The Lightning should feel good because it beat a team that came in 16-1-2-2 in its previous 21.

It overcame a 3-0 first-period deficit, and a 3-2 deficit entering the third against a team that was 23-0-5-2 when leading after two. And it did it in its first game after a rugged three-game road trip that garnered four points but ended on a downer when Tampa Bay outplayed Detroit but lost 3-2.

"That's a great hockey team we played," Feaster said of Colorado. "That's a team that could easily win the Stanley Cup. We didn't quit and we got the ultimate reward tonight."

The reward came on Fredrik Modin's backhander through the legs of goalie David Aebischer with 91 seconds left. Assists went to Brad Richards and Martin St. Louis.

Dave Andreychuk tied the score with a wraparound, power-play goal with 10:05 left. It was his 17th goal and 610th of his career, tying Bobby Hull for 11th all-time.

And how about this: The Lightning's 75 points are one behind the first-place Capitals in the Southeast with a game in hand, and are four points behind the Maple Leafs for fifth in the East.
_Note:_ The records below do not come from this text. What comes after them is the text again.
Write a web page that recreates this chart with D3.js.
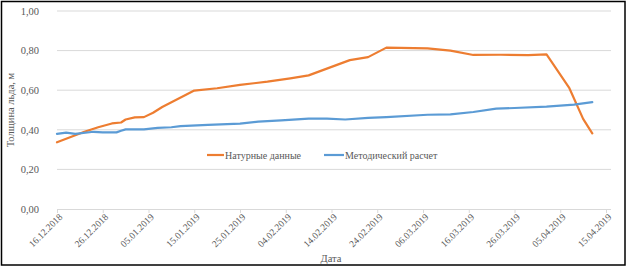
<!DOCTYPE html>
<html><head><meta charset="utf-8">
<script src="https://cdn.jsdelivr.net/npm/d3@7"></script>
<style>body{margin:0;background:#fff}svg{display:block}svg text{font-family:"Liberation Serif","DejaVu Serif","Times New Roman",serif}</style>
</head><body><svg id="c" width="629" height="269"></svg>
<script>
const yTicks = [0, 0.2, 0.4, 0.6, 0.8, 1.0];
const xTickLabels = ["16.12.2018","26.12.2018","05.01.2019","15.01.2019","25.01.2019","04.02.2019","14.02.2019","24.02.2019","06.03.2019","16.03.2019","26.03.2019","05.04.2019","15.04.2019"];
const seriesNames = ["Натурные данные", "Методический расчет"];
const obsDates = ["16.12.2018","22.12.2018","25.12.2018","28.12.2018","30.12.2018","31.12.2018","02.01.2019","04.01.2019","06.01.2019","08.01.2019","15.01.2019","20.01.2019","25.01.2019","31.01.2019","05.02.2019","09.02.2019","18.02.2019","22.02.2019","26.02.2019","07.03.2019","12.03.2019","17.03.2019","23.03.2019","29.03.2019","02.04.2019","07.04.2019","10.04.2019","12.04.2019"];
const obsValues = [0.337,0.39,0.413,0.432,0.437,0.452,0.463,0.464,0.486,0.515,0.598,0.61,0.627,0.643,0.66,0.675,0.752,0.767,0.815,0.811,0.80,0.778,0.779,0.777,0.781,0.61,0.455,0.382];
const calcDates = ["16.12.2018","18.12.2018","20.12.2018","24.12.2018","26.12.2018","29.12.2018","30.12.2018","31.12.2018","04.01.2019","07.01.2019","10.01.2019","12.01.2019","18.01.2019","25.01.2019","29.01.2019","03.02.2019","09.02.2019","13.02.2019","17.02.2019","22.02.2019","26.02.2019","07.03.2019","12.03.2019","17.03.2019","22.03.2019","26.03.2019","02.04.2019","08.04.2019","12.04.2019"];
const calcValues = [0.379,0.386,0.379,0.39,0.387,0.387,0.395,0.402,0.402,0.41,0.413,0.419,0.425,0.431,0.441,0.448,0.456,0.456,0.452,0.46,0.464,0.476,0.478,0.49,0.507,0.51,0.517,0.527,0.54];

const parse = d3.timeParse("%d.%m.%Y");
const svg = d3.select("#c");
const grey = "#595959";

svg.append("rect").attr("x",1.5).attr("y",1.5).attr("width",623.5).attr("height",263.5)
  .attr("fill","#fff").attr("stroke","#000").attr("stroke-width",1.5);

const x = d3.scaleTime().domain([parse("16.12.2018"), parse("15.04.2019")]).range([57, 606]);
const y = d3.scaleLinear().domain([0, 1]).range([209, 11]);
const xGridEnd = 611;

svg.append("g").selectAll("line").data(yTicks.filter(d=>d>0)).join("line")
  .attr("x1",57).attr("x2",xGridEnd).attr("y1",d=>y(d)).attr("y2",d=>y(d))
  .attr("stroke","#d9d9d9").attr("stroke-width",1);

const yAxis = d3.axisLeft(y).tickValues(yTicks).tickSize(0).tickPadding(18)
  .tickFormat(d => d3.format(".2f")(d).replace(".", ","));
const gy = svg.append("g").attr("transform","translate(57,0)").call(yAxis);
gy.attr("font-family",null);
gy.select(".domain").remove();
gy.selectAll("text").attr("font-size",10.5).attr("fill",grey);

const xTickDates = xTickLabels.map(parse);
const xAxis = d3.axisBottom(x).tickValues(xTickDates).tickSize(4).tickFormat((d,i)=>xTickLabels[i]);
const gx = svg.append("g").attr("transform","translate(0,209)").call(xAxis);
gx.attr("font-family",null);
gx.select(".domain").attr("stroke","#d9d9d9").attr("d","M57,0.5H" + xGridEnd);
gx.selectAll(".tick line").attr("stroke","#d9d9d9");
gx.selectAll("text").attr("font-size",9.5).attr("fill",grey)
  .attr("text-anchor","end").attr("dy",null).attr("y",null)
  .attr("transform","translate(4,7) rotate(-45)").attr("dominant-baseline","middle");

const line = d3.line().x(d=>x(d[0])).y(d=>y(d[1]));
const obs = obsDates.map((d,i)=>[parse(d), obsValues[i]]);
const calc = calcDates.map((d,i)=>[parse(d), calcValues[i]]);
const colors = ["#ED7D31", "#5B9BD5"];
svg.append("path").datum(obs).attr("d",line).attr("fill","none").attr("stroke",colors[0])
  .attr("stroke-width",2.2).attr("stroke-linejoin","round").attr("stroke-linecap","round");
svg.append("path").datum(calc).attr("d",line).attr("fill","none").attr("stroke",colors[1])
  .attr("stroke-width",2.2).attr("stroke-linejoin","round").attr("stroke-linecap","round");

svg.append("text").attr("transform","translate(14,110) rotate(-90)").attr("text-anchor","middle")
  .attr("font-size",10.5).attr("fill",grey).text("Толщина льда, м");
svg.append("text").attr("x",331).attr("y",262).attr("text-anchor","middle")
  .attr("font-size",10.5).attr("fill",grey).text("Дата");

const legPos = [[207,225],[324,345]];
seriesNames.forEach((n,i)=>{
  svg.append("line").attr("x1",legPos[i][0]).attr("x2",legPos[i][1]-1).attr("y1",155).attr("y2",155)
    .attr("stroke",colors[i]).attr("stroke-width",2.2);
  svg.append("text").attr("x",legPos[i][1]).attr("y",158.5)
    .attr("font-size",10).attr("fill",grey).text(n);
});
</script></body></html>
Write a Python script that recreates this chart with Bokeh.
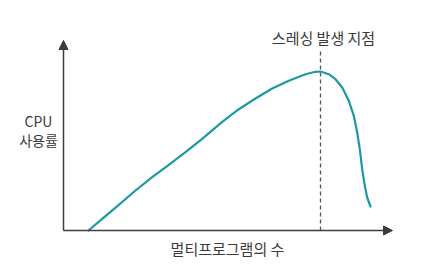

"They played a great game," Avalanche coach Tony Granato said. "When you're playing a team as desperate as they were from the drop of the puck, give them credit, they played a hell of a hockey game."

It was an uphill battle. The Avalanche got goals in 14 seconds from Rob Blake and Alex Tanguay to take a 2-0 lead 3:53 in. Milan Hejduk made it 3-0 at 12:49.

The Lightning, tied with the Stars with a league-high 18 points when trailing after two periods, did not panic, picked up the defense and created some pressure.

When Dan Boyle scored at 3:36 of the second, the Lightning's engine, and the crowd's, went into high gear.

Ruslan Fedotenko's power-play goal made it 3-2 at 15:57. Defenseman Pavel Kubina carried the puck down the left and beyond the goal line before finding Fedotenko in front of the net.

A penalty kill of a 17-second five-on-three and the 1:43 five-on-four that followed and carried into the third period was crucial.

The Lightning, 8-2-2 in its past 12, outshot Colorado 35-25, including 14-6 in the third period. Khabibulin, 7-0-1 in eight starts, was sharp in the final two periods. Modin's goal, his 16th, came off Richards' pass from behind the net.

"Tonight's as close to a playoff game as we've had all season," Modin said.

Tortorella considered that.

"The building is full and we come back and the atmosphere in the building makes you think of what can be," he said. "But you still have to go through the steps to get to 'can be."'

One of those steps is Sunday against the Sabres, statistically one of the league's worst teams, but a team that stung the Lightning 4-1 two weeks ago.

"You need to make that game stick against Buffalo," Tortorella said.

Or the Lightning might never hear the end of it.